If I have the energy and focus to do more, that's awesome. But if I only get that one thing done, I consider the day a win.
And listen, I know what you’re thinking:
"But what if I REALLY don’t want to do that one thing?"
Yeah. I get it. Some tasks are so mind-numbingly boring that I’d rather carve out my kidney with a spoon. But the reality is that just because we have ADHD doesn’t mean we don’t have responsibilities.
That’s why setting up systems is key.
Build Systems That Do the Heavy Lifting
If there’s one thing I’ve learned, it’s that my brain will fight me on boring, repetitive tasks every single time.
That’s why automation tools (like what we build with Leadli) make such a difference. The more you can systematize and offload the tedious stuff, the more mental energy you have for the things that actually move your business forward.
More importantly, the more “tools” we can use in one system, the better. When everything lives in one place, we don’t have to memorize a dozen passwords, bounce between five different apps, or spiral into an overwhelm meltdown every time one little thing breaks.

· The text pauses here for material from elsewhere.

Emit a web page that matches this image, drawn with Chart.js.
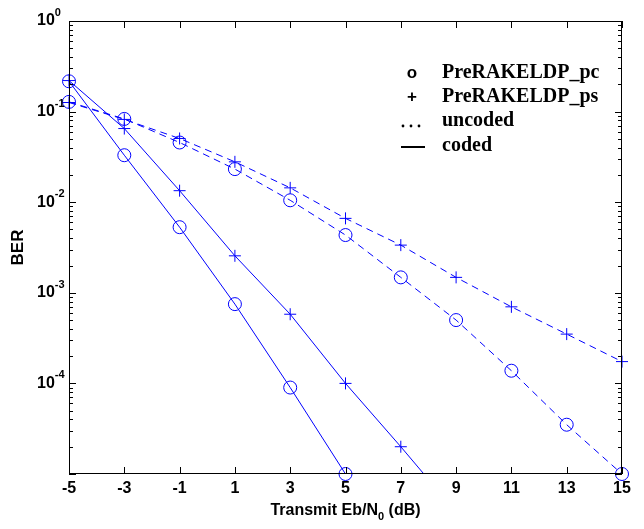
<!DOCTYPE html>
<html>
<head>
<meta charset="utf-8">
<title>BER vs Eb/N0</title>
<script src="https://cdn.jsdelivr.net/npm/chart.js@4.4.0/dist/chart.umd.min.js"></script>
<style>
  html, body { margin: 0; padding: 0; background: #fff; }
  #wrap { width: 644px; height: 529px; position: relative; }
</style>
</head>
<body>
<div id="wrap"><canvas id="berChart"></canvas></div>
<script>
// Eb/N0 points (dB)
const snrCoded = [-5, -3, -1, 1, 3, 5, 7, 9];
const snrUncoded = [-5, -3, -1, 1, 3, 5, 7, 9, 11, 13, 15];

// BER values
const berPcCoded = [0.216, 0.033, 0.0053, 7.5e-4, 9.0e-5, 1.0e-5];
const berPsCoded = [0.22, 0.065, 0.0134, 0.00256, 5.8e-4, 1.0e-4, 2.0e-5, 3.8e-6];
const berPcUncoded = [0.128, 0.083, 0.0456, 0.0232, 0.0105, 0.00434, 0.00148, 5.0e-4, 1.38e-4, 3.5e-5, 1.0e-5];
const berPsUncoded = [0.126, 0.082, 0.0505, 0.0279, 0.0144, 0.00663, 0.00336, 0.00148, 7.0e-4, 3.5e-4, 1.74e-4];

// axis ticks
const xTickValues = [-5, -3, -1, 1, 3, 5, 7, 9, 11, 13, 15];
const yDecades = [0, -1, -2, -3, -4];

const BLUE = '#0000ff';
const SANS = '"Liberation Sans", Arial, sans-serif';
const SERIF = '"Liberation Serif", "Times New Roman", serif';

function toPoints(xs, ys) {
    return ys.map((y, i) => ({ x: xs[i], y: y }));
}

function series(label, xs, ys, marker, dashed, clipBottom) {
    return {
        label: label,
        data: toPoints(xs, ys),
        borderColor: BLUE,
        borderWidth: 1,
        borderDash: dashed ? [7, 5] : [],
        pointStyle: marker,
        pointRadius: marker === 'circle' ? 6.5 : 6,
        pointBorderWidth: 1,
        pointBorderColor: BLUE,
        pointBackgroundColor: 'rgba(0,0,0,0)',
        pointHoverRadius: 6,
        fill: false,
        tension: 0,
        clip: { left: 10, top: 10, right: 10, bottom: clipBottom }
    };
}

// draws the frame, inward ticks, tick labels, axis titles and legend
const matlabAxes = {
    id: 'matlabAxes',
    afterDraw(chart) {
        const ctx = chart.ctx;
        const a = chart.chartArea;
        const xs = chart.scales.x;
        const ys = chart.scales.y;

        ctx.save();
        ctx.strokeStyle = '#000';
        ctx.fillStyle = '#000';
        ctx.lineWidth = 1;

        // frame
        ctx.strokeRect(a.left + 0.5, a.top + 0.5, a.right - a.left - 1, a.bottom - a.top - 1);

        // x ticks (bottom and top, pointing inward)
        ctx.beginPath();
        xTickValues.forEach(v => {
            const px = Math.round(xs.getPixelForValue(v)) + 0.5;
            ctx.moveTo(px, a.bottom);
            ctx.lineTo(px, a.bottom - 7);
            ctx.moveTo(px, a.top);
            ctx.lineTo(px, a.top + 7);
        });

        // y ticks, major and minor, on both sides
        for (let k = -5; k <= 0; k++) {
            for (let m = 1; m <= 9; m++) {
                const v = m * Math.pow(10, k);
                if (v > 1.0000001) break;
                const py = Math.round(ys.getPixelForValue(v)) + 0.5;
                const len = m === 1 ? 7 : 4;
                ctx.moveTo(a.left, py);
                ctx.lineTo(a.left + len, py);
                ctx.moveTo(a.right, py);
                ctx.lineTo(a.right - len, py);
            }
        }
        ctx.stroke();

        // x tick labels
        ctx.font = 'bold 16px ' + SANS;
        ctx.textAlign = 'center';
        ctx.textBaseline = 'middle';
        xTickValues.forEach(v => {
            ctx.fillText(String(v), xs.getPixelForValue(v), a.bottom + 15);
        });

        // y tick labels 10^k
        yDecades.forEach(k => {
            const py = ys.getPixelForValue(Math.pow(10, k));
            ctx.font = 'bold 16px ' + SANS;
            ctx.textAlign = 'left';
            ctx.textBaseline = 'middle';
            ctx.fillText('10', 37, py);
            const w = ctx.measureText('10').width;
            ctx.font = 'bold 11px ' + SANS;
            ctx.fillText(String(k), 37 + w, py - 8);
        });

        // x axis title with subscript
        const cx = (a.left + a.right) / 2;
        const ty = a.bottom + 37;
        ctx.textBaseline = 'middle';
        ctx.font = 'bold 16px ' + SANS;
        const partA = 'Transmit Eb/N';
        const partC = ' (dB)';
        const wA = ctx.measureText(partA).width;
        const wC = ctx.measureText(partC).width;
        ctx.font = 'bold 11px ' + SANS;
        const wB = ctx.measureText('0').width;
        let tx = cx - (wA + wB + wC) / 2;
        ctx.textAlign = 'left';
        ctx.font = 'bold 16px ' + SANS;
        ctx.fillText(partA, tx, ty);
        ctx.font = 'bold 11px ' + SANS;
        ctx.fillText('0', tx + wA, ty + 6);
        ctx.font = 'bold 16px ' + SANS;
        ctx.fillText(partC, tx + wA + wB, ty);

        // y axis title
        ctx.save();
        ctx.translate(18, (a.top + a.bottom) / 2);
        ctx.rotate(-Math.PI / 2);
        ctx.textAlign = 'center';
        ctx.font = 'bold 17px ' + SANS;
        ctx.fillText('BER', 0, 0);
        ctx.restore();

        // legend (black, Times bold)
        const lx = 442;
        const rows = [
            { y: 73, text: 'PreRAKELDP_pc', sym: 'o' },
            { y: 97, text: 'PreRAKELDP_ps', sym: '+' },
            { y: 121, text: 'uncoded', sym: 'dots' },
            { y: 146, text: 'coded', sym: 'line' }
        ];
        rows.forEach(r => {
            ctx.textAlign = 'left';
            ctx.textBaseline = 'middle';
            ctx.font = 'bold 20px ' + SERIF;
            ctx.fillText(r.text, lx, r.y);
            if (r.sym === 'o' || r.sym === '+') {
                ctx.textAlign = 'center';
                ctx.font = 'bold 17px ' + SANS;
                ctx.fillText(r.sym, 412, r.y);
            } else if (r.sym === 'dots') {
                [403, 411, 419].forEach(dx => {
                    ctx.beginPath();
                    ctx.arc(dx, r.y + 5, 1.4, 0, Math.PI * 2);
                    ctx.fill();
                });
            } else {
                ctx.beginPath();
                ctx.lineWidth = 2;
                ctx.moveTo(401, r.y + 1);
                ctx.lineTo(425, r.y + 1);
                ctx.stroke();
                ctx.lineWidth = 1;
            }
        });

        ctx.restore();
    }
};

const ctx = document.getElementById('berChart');
new Chart(ctx, {
    type: 'line',
    data: {
        datasets: [
            series('PreRAKELDP_pc uncoded', snrUncoded, berPcUncoded, 'circle', true, 10),
            series('PreRAKELDP_ps uncoded', snrUncoded, berPsUncoded, 'cross', true, 10),
            series('PreRAKELDP_pc coded', snrCoded, berPcCoded, 'circle', false, 10),
            series('PreRAKELDP_ps coded', snrCoded, berPsCoded, 'cross', false, 0)
        ]
    },
    options: {
        responsive: true,
        maintainAspectRatio: false,
        animation: false,
        layout: { padding: { left: 69, right: 22, top: 21, bottom: 55 } },
        plugins: {
            legend: { display: false },
            tooltip: { enabled: false }
        },
        scales: {
            x: {
                type: 'linear',
                min: -5,
                max: 15,
                grid: { display: false, drawTicks: false },
                border: { display: false },
                ticks: { display: false }
            },
            y: {
                type: 'logarithmic',
                min: 1e-5,
                max: 1,
                grid: { display: false, drawTicks: false },
                border: { display: false },
                ticks: { display: false }
            }
        }
    },
    plugins: [matlabAxes]
});
</script>
</body>
</html>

Fewer platforms = fewer opportunities to throw your laptop out the window in frustration.
Because at the end of the day, success isn’t about checking off 100 to-do list items.
Sometimes, success looks like this:
✅ Sending that one email
✅ Following up with that one client
✅ Finishing your proposal
✅ Folding and putting away the laundry
✅ Taking the donation bags all the way to the donation drop-off — not just driving around with them in your trunk for three months.
✅ Giving yourself grace if today is a low-energy day
You’re Not Broken — You Just Need a New Blueprint
If you take nothing else from this post, hear this:
You are not broken. You are not lazy. You are not a failure.
You’re just trying to succeed using a blueprint that was never designed for your brain. So, it’s time to make a new one — one that honors your energy, your creativity, your limits, and your strengths.